For “Born by the River: People of the Mississippi River Towns,” Merchant, a onetime telecommunications salesperson now full-time artist, looked at eight Minnesota towns, including Elk River, and their connections both to the Mississippi and to one another.

The exhibition, scheduled to open April 6, 2006, at Robbin Gallery in Robbinsdale, will include approximately 80 oil paintings and photographs drawn from trips to Lake Itasca, Jacobson, St. Cloud, Elk River, Minneapolis, St. Paul, Winona and Red Wing, carried out May-September 2005.

As part of the show, Merchant also conducted interviews with town residents, “to give the paintings context. To get some history and background so you can bring that experience of the town back to people who weren’t there,” he said.

During his trip to Elk River, Aug. 16-23, he interviewed three individuals, including Rose Ann Ames, an Elk River native currently living in Burns Township.

“I saw him painting outside Cub Foods, and I was curious,” said Ames, who was one of several onlookers attracted to the spectacle of an artist with easel and palette in the grocery store parking lot.

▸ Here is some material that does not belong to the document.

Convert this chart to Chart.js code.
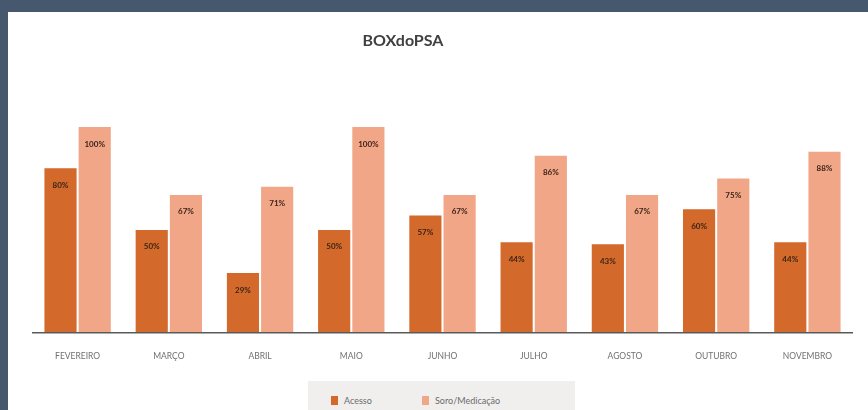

Ames grew up in downtown Elk River in a house formerly employed as a stagecoach stop. A stone’s throw from the Mississippi, she however felt no immediate connection to the river as a child, only recalling the seasons when it overflowed its banks and flooded neighboring property.
Her memory is of a town that “centered on Main Street,” with a grocery store in walking distance and a café on the site now occupied by the Bank of Elk River.

“My uncle owned the café for a while,” said Ames. During World War II, “army buses used to go through Elk River. And the soldiers were fed at the restaurant before heading down to the Cities.”

Excerpts from Ames’ interview will appear alongside photographs and paintings at the exhibit, which the artist plans to tour through Elk River later in 2006.
Merchant selected Kemper Drug, the Cub Foods parking lot and the Babcock Park boat launch for representative Elk River portraits.

“Kemper Drug has been there forever. The employees have been there forever,” he said, explaining his choice of the first location. “And that’s one of the great things about Elk River, that it still has these businesses that are connected to the community and know their customers.”
But unlike the Main Street-centered town of Ames’ youth, Merchant saw a small town still going through the pains of rapid growth.

“The whole city center has moved away from Main Street. Elk River has moved away from its roots. It has moved away from the river to where retailers can build strip malls on 169.”

Merchant’s painting “Carting It Home,” a view outside Cub Foods, reflects the city’s disassociation from its river origins. Instead of the Mississippi’s muddy waters, shoppers flow among parked cars and street lamps. Building facades loom up like bluffs.

The artist doesn’t want his pictorial representations viewed as criticism. Each of the selected locations characterizes a point along a continuum of river-town experience—Red Wing, in Merchant’s estimation, the city best evolved to exploit its Mississippi connection.

Aside from its reputation as a picturesque tourist destination, Merchant said, “Red Wing is a working town. There are big grain trucks driving down the street, and they’re going to the river and to the barges. They’re using the river for commerce.”


The project is more than “making pretty paintings of the river,” the artist observed. “I am really trying to create and flesh out a sense of time and place. What is life like in these towns? What is 2005 like for these people?”


Ames said 2005’s Elk River has more traffic, more buildings and less small-town coziness, “but what you remember as a child will never be again.”


Merchant is currently finishing the 40 canvases to be included in “Born by the River.” He is also eyeing a possible companion book, and contemplating a project that would include painting cities along the entire length of the Mississippi River.